### [Raw data]
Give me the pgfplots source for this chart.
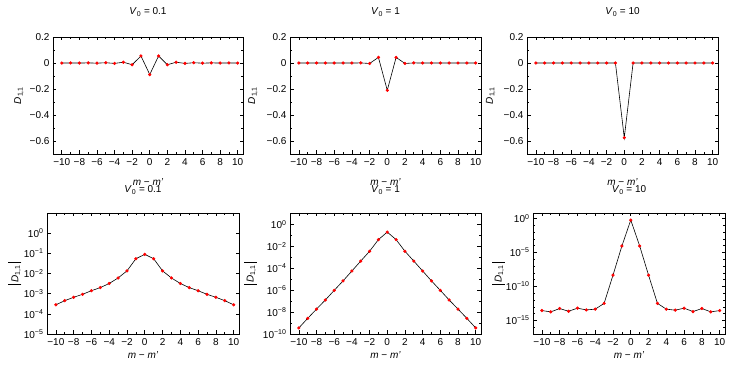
\documentclass[border=0pt]{standalone}
\usepackage{pgfplots}
\usepackage{pgfplotstable}
\pgfplotsset{compat=1.18}
\usepackage{fontspec}
\setmainfont{Liberation Sans}

\pgfplotstableread{
m D
-10 -0.00028
-9 0.00045
-8 -0.00066
-7 0.00093
-6 -0.0014
-5 0.0020
-4 -0.0032
-3 0.0060
-2 -0.0135
-1 0.054
0 -0.089
1 0.054
2 -0.0135
3 0.0060
4 -0.0032
5 0.0020
6 -0.0014
7 0.00093
8 -0.00066
9 0.00045
10 -0.00028
}\dataA
\pgfplotstableread{
m D
-10 3.6e-10
-9 2.7e-9
-8 1.9e-8
-7 1.3e-7
-6 9.8e-7
-5 7.2e-6
-4 5.8e-5
-3 4.7e-4
-2 0.0037
-1 0.043
0 0.21
1 0.043
2 0.0037
3 4.7e-4
4 5.8e-5
5 7.2e-6
6 9.8e-7
7 1.3e-7
8 1.9e-8
9 2.7e-9
10 3.6e-10
}\dataB
\pgfplotstableread{
m D
-10 2.8e-14
-9 1.8e-14
-8 5.6e-14
-7 2.2e-14
-6 6.3e-14
-5 3.5e-14
-4 4.5e-14
-3 3.2e-13
-2 4.5e-9
-1 8.9e-5
0 0.575
1 8.9e-5
2 4.5e-9
3 3.2e-13
4 4.5e-14
5 3.2e-14
6 6.3e-14
7 2.0e-14
8 5.6e-14
9 1.8e-14
10 2.8e-14
}\dataC

\pgfplotsset{
  base/.style={
    scale only axis,
    font=\fontsize{10}{12}\selectfont,
    axis line style={line width=0.9pt, black},
    tick style={line width=0.6pt, black},
    tick align=inside,
    major tick length=3.5pt,
    minor tick length=2pt,
    xmin=-11, xmax=10.6,
    xtick={-10,-8,...,10},
    xticklabels={−10,−8,−6,−4,−2,0,2,4,6,8,10},
    minor x tick num=1,
    xticklabel style={yshift=-1pt},
    every axis title/.style={at={(axis description cs:0.5,1)}, anchor=center},
  },
  toprow/.style={base,
    width=#1, height=117pt,
    ymin=-0.7, ymax=0.2,
    ytick={-0.6,-0.4,-0.2,0,0.2},
    yticklabels={−0.6,−0.4,−0.2,0,0.2},
    minor y tick num=1,
    title style={yshift=25pt},
    xlabel={\textit{m} − \textit{m'}},
    xlabel style={at={(axis description cs:0.5,0)}, anchor=center, yshift=-28pt},
  },
  botrow/.style={base,
    width=#1, height=121pt,
    title style={yshift=23pt},
    xlabel={\textit{m} − \textit{m'}},
    xlabel style={at={(axis description cs:0.5,0)}, anchor=center, yshift=-21pt},
  },
  dplot/.style={black, line width=0.6pt, mark=*, mark size=1.3pt,
    mark options={draw=red, fill=red}},
}
\newcommand{\Dlab}{\textit{D}\textsubscript{1,1}}
\newcommand{\absDlab}{\rule[-3pt]{1.4pt}{13pt}\,\textit{D}\textsubscript{1,1}\,\rule[-3pt]{1.4pt}{13pt}}

\begin{document}
\begin{tikzpicture}
\useasboundingbox (0pt,0pt) rectangle (737pt,374pt);

% ---------- top row ----------
\begin{axis}[toprow=190pt, at={(53pt,337pt)}, anchor=north west,
  title={\textit{V}\textsubscript{0} = 0.1},
  ylabel={\Dlab}, ylabel style={at={(axis description cs:-0.179,0.5)}, anchor=center}]
\addplot[dplot] table[x=m, y=D] {\dataA};
\end{axis}

\begin{axis}[toprow=191pt, at={(290pt,337pt)}, anchor=north west,
  title={\textit{V}\textsubscript{0} = 1},
  ylabel={\Dlab}, ylabel style={at={(axis description cs:-0.194,0.5)}, anchor=center}]
\addplot[dplot] coordinates {(-10,0)(-9,0)(-8,0)(-7,0)(-6,0)(-5,0)(-4,-0.0001)(-3,0.0005)(-2,-0.0037)(-1,0.043)(0,-0.21)(1,0.043)(2,-0.0037)(3,0.0005)(4,-0.0001)(5,0)(6,0)(7,0)(8,0)(9,0)(10,0)};
\end{axis}

\begin{axis}[toprow=191pt, at={(527pt,337pt)}, anchor=north west,
  title={\textit{V}\textsubscript{0} = 10},
  ylabel={\Dlab}, ylabel style={at={(axis description cs:-0.19,0.5)}, anchor=center}]
\addplot[dplot] coordinates {(-10,0)(-9,0)(-8,0)(-7,0)(-6,0)(-5,0)(-4,0)(-3,0)(-2,0)(-1,0.0001)(0,-0.575)(1,0.0001)(2,0)(3,0)(4,0)(5,0)(6,0)(7,0)(8,0)(9,0)(10,0)};
\end{axis}

% ---------- bottom row ----------
\begin{axis}[ymode=log, botrow=192pt, at={(47pt,161pt)}, anchor=north west,
  ymin=1e-5, ymax=1e1,
  ytick={1e0,1e-1,1e-2,1e-3,1e-4,1e-5},
  yticklabels={10\textsuperscript{0},10\textsuperscript{−1},10\textsuperscript{−2},10\textsuperscript{−3},10\textsuperscript{−4},10\textsuperscript{−5}},
  title={\textit{V}\textsubscript{0} = 0.1},
  ylabel={\absDlab}, ylabel style={at={(axis description cs:-0.167,0.5)}, anchor=center}]
\addplot[dplot] table[x=m, y expr={abs(\thisrow{D})}] {\dataA};
\end{axis}

\begin{axis}[ymode=log, botrow=191pt, at={(290pt,161pt)}, anchor=north west,
  ymin=1e-10, ymax=11.7,
  ytick={1e0,1e-2,1e-4,1e-6,1e-8,1e-10},
  minor ytick={1e-1,1e-3,1e-5,1e-7,1e-9},
  yticklabels={10\textsuperscript{0},10\textsuperscript{−2},10\textsuperscript{−4},10\textsuperscript{−6},10\textsuperscript{−8},10\textsuperscript{−10}},
  title={\textit{V}\textsubscript{0} = 1},
  ylabel={\absDlab}, ylabel style={at={(axis description cs:-0.209,0.5)}, anchor=center}]
\addplot[dplot] table[x=m, y=D] {\dataB};
\end{axis}

\begin{axis}[ymode=log, botrow=192pt, at={(533pt,161pt)}, anchor=north west,
  ymin=1e-17, ymax=6.3,
  ytick={1e0,1e-5,1e-10,1e-15},
  minor ytick={1e-1,1e-2,1e-3,1e-4,1e-6,1e-7,1e-8,1e-9,1e-11,1e-12,1e-13,1e-14,1e-16},
  yticklabels={10\textsuperscript{0},10\textsuperscript{−5},10\textsuperscript{−10},10\textsuperscript{−15}},
  title={\textit{V}\textsubscript{0} = 10},
  ylabel={\absDlab}, ylabel style={at={(axis description cs:-0.182,0.5)}, anchor=center}]
\addplot[dplot] table[x=m, y=D] {\dataC};
\end{axis}
\end{tikzpicture}
\end{document}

### [Required task]
Repeat the material verbatim. Do not carry over any picture.

### [Result]
Give me the pgfplots source for this chart.
\documentclass[border=0pt]{standalone}
\usepackage{pgfplots}
\usepackage{pgfplotstable}
\pgfplotsset{compat=1.18}
\usepackage{fontspec}
\setmainfont{Liberation Sans}

\pgfplotstableread{
m D
-10 -0.00028
-9 0.00045
-8 -0.00066
-7 0.00093
-6 -0.0014
-5 0.0020
-4 -0.0032
-3 0.0060
-2 -0.0135
-1 0.054
0 -0.089
1 0.054
2 -0.0135
3 0.0060
4 -0.0032
5 0.0020
6 -0.0014
7 0.00093
8 -0.00066
9 0.00045
10 -0.00028
}\dataA
\pgfplotstableread{
m D
-10 3.6e-10
-9 2.7e-9
-8 1.9e-8
-7 1.3e-7
-6 9.8e-7
-5 7.2e-6
-4 5.8e-5
-3 4.7e-4
-2 0.0037
-1 0.043
0 0.21
1 0.043
2 0.0037
3 4.7e-4
4 5.8e-5
5 7.2e-6
6 9.8e-7
7 1.3e-7
8 1.9e-8
9 2.7e-9
10 3.6e-10
}\dataB
\pgfplotstableread{
m D
-10 2.8e-14
-9 1.8e-14
-8 5.6e-14
-7 2.2e-14
-6 6.3e-14
-5 3.5e-14
-4 4.5e-14
-3 3.2e-13
-2 4.5e-9
-1 8.9e-5
0 0.575
1 8.9e-5
2 4.5e-9
3 3.2e-13
4 4.5e-14
5 3.2e-14
6 6.3e-14
7 2.0e-14
8 5.6e-14
9 1.8e-14
10 2.8e-14
}\dataC

\pgfplotsset{
  base/.style={
    scale only axis,
    font=\fontsize{10}{12}\selectfont,
    axis line style={line width=0.9pt, black},
    tick style={line width=0.6pt, black},
    tick align=inside,
    major tick length=3.5pt,
    minor tick length=2pt,
    xmin=-11, xmax=10.6,
    xtick={-10,-8,...,10},
    xticklabels={−10,−8,−6,−4,−2,0,2,4,6,8,10},
    minor x tick num=1,
    xticklabel style={yshift=-1pt},
    every axis title/.style={at={(axis description cs:0.5,1)}, anchor=center},
  },
  toprow/.style={base,
    width=#1, height=117pt,
    ymin=-0.7, ymax=0.2,
    ytick={-0.6,-0.4,-0.2,0,0.2},
    yticklabels={−0.6,−0.4,−0.2,0,0.2},
    minor y tick num=1,
    title style={yshift=25pt},
    xlabel={\textit{m} − \textit{m'}},
    xlabel style={at={(axis description cs:0.5,0)}, anchor=center, yshift=-28pt},
  },
  botrow/.style={base,
    width=#1, height=121pt,
    title style={yshift=23pt},
    xlabel={\textit{m} − \textit{m'}},
    xlabel style={at={(axis description cs:0.5,0)}, anchor=center, yshift=-21pt},
  },
  dplot/.style={black, line width=0.6pt, mark=*, mark size=1.3pt,
    mark options={draw=red, fill=red}},
}
\newcommand{\Dlab}{\textit{D}\textsubscript{1,1}}
\newcommand{\absDlab}{\rule[-3pt]{1.4pt}{13pt}\,\textit{D}\textsubscript{1,1}\,\rule[-3pt]{1.4pt}{13pt}}

\begin{document}
\begin{tikzpicture}
\useasboundingbox (0pt,0pt) rectangle (737pt,374pt);

% ---------- top row ----------
\begin{axis}[toprow=190pt, at={(53pt,337pt)}, anchor=north west,
  title={\textit{V}\textsubscript{0} = 0.1},
  ylabel={\Dlab}, ylabel style={at={(axis description cs:-0.179,0.5)}, anchor=center}]
\addplot[dplot] table[x=m, y=D] {\dataA};
\end{axis}

\begin{axis}[toprow=191pt, at={(290pt,337pt)}, anchor=north west,
  title={\textit{V}\textsubscript{0} = 1},
  ylabel={\Dlab}, ylabel style={at={(axis description cs:-0.194,0.5)}, anchor=center}]
\addplot[dplot] coordinates {(-10,0)(-9,0)(-8,0)(-7,0)(-6,0)(-5,0)(-4,-0.0001)(-3,0.0005)(-2,-0.0037)(-1,0.043)(0,-0.21)(1,0.043)(2,-0.0037)(3,0.0005)(4,-0.0001)(5,0)(6,0)(7,0)(8,0)(9,0)(10,0)};
\end{axis}

\begin{axis}[toprow=191pt, at={(527pt,337pt)}, anchor=north west,
  title={\textit{V}\textsubscript{0} = 10},
  ylabel={\Dlab}, ylabel style={at={(axis description cs:-0.19,0.5)}, anchor=center}]
\addplot[dplot] coordinates {(-10,0)(-9,0)(-8,0)(-7,0)(-6,0)(-5,0)(-4,0)(-3,0)(-2,0)(-1,0.0001)(0,-0.575)(1,0.0001)(2,0)(3,0)(4,0)(5,0)(6,0)(7,0)(8,0)(9,0)(10,0)};
\end{axis}

% ---------- bottom row ----------
\begin{axis}[ymode=log, botrow=192pt, at={(47pt,161pt)}, anchor=north west,
  ymin=1e-5, ymax=1e1,
  ytick={1e0,1e-1,1e-2,1e-3,1e-4,1e-5},
  yticklabels={10\textsuperscript{0},10\textsuperscript{−1},10\textsuperscript{−2},10\textsuperscript{−3},10\textsuperscript{−4},10\textsuperscript{−5}},
  title={\textit{V}\textsubscript{0} = 0.1},
  ylabel={\absDlab}, ylabel style={at={(axis description cs:-0.167,0.5)}, anchor=center}]
\addplot[dplot] table[x=m, y expr={abs(\thisrow{D})}] {\dataA};
\end{axis}

\begin{axis}[ymode=log, botrow=191pt, at={(290pt,161pt)}, anchor=north west,
  ymin=1e-10, ymax=11.7,
  ytick={1e0,1e-2,1e-4,1e-6,1e-8,1e-10},
  minor ytick={1e-1,1e-3,1e-5,1e-7,1e-9},
  yticklabels={10\textsuperscript{0},10\textsuperscript{−2},10\textsuperscript{−4},10\textsuperscript{−6},10\textsuperscript{−8},10\textsuperscript{−10}},
  title={\textit{V}\textsubscript{0} = 1},
  ylabel={\absDlab}, ylabel style={at={(axis description cs:-0.209,0.5)}, anchor=center}]
\addplot[dplot] table[x=m, y=D] {\dataB};
\end{axis}

\begin{axis}[ymode=log, botrow=192pt, at={(533pt,161pt)}, anchor=north west,
  ymin=1e-17, ymax=6.3,
  ytick={1e0,1e-5,1e-10,1e-15},
  minor ytick={1e-1,1e-2,1e-3,1e-4,1e-6,1e-7,1e-8,1e-9,1e-11,1e-12,1e-13,1e-14,1e-16},
  yticklabels={10\textsuperscript{0},10\textsuperscript{−5},10\textsuperscript{−10},10\textsuperscript{−15}},
  title={\textit{V}\textsubscript{0} = 10},
  ylabel={\absDlab}, ylabel style={at={(axis description cs:-0.182,0.5)}, anchor=center}]
\addplot[dplot] table[x=m, y=D] {\dataC};
\end{axis}
\end{tikzpicture}
\end{document}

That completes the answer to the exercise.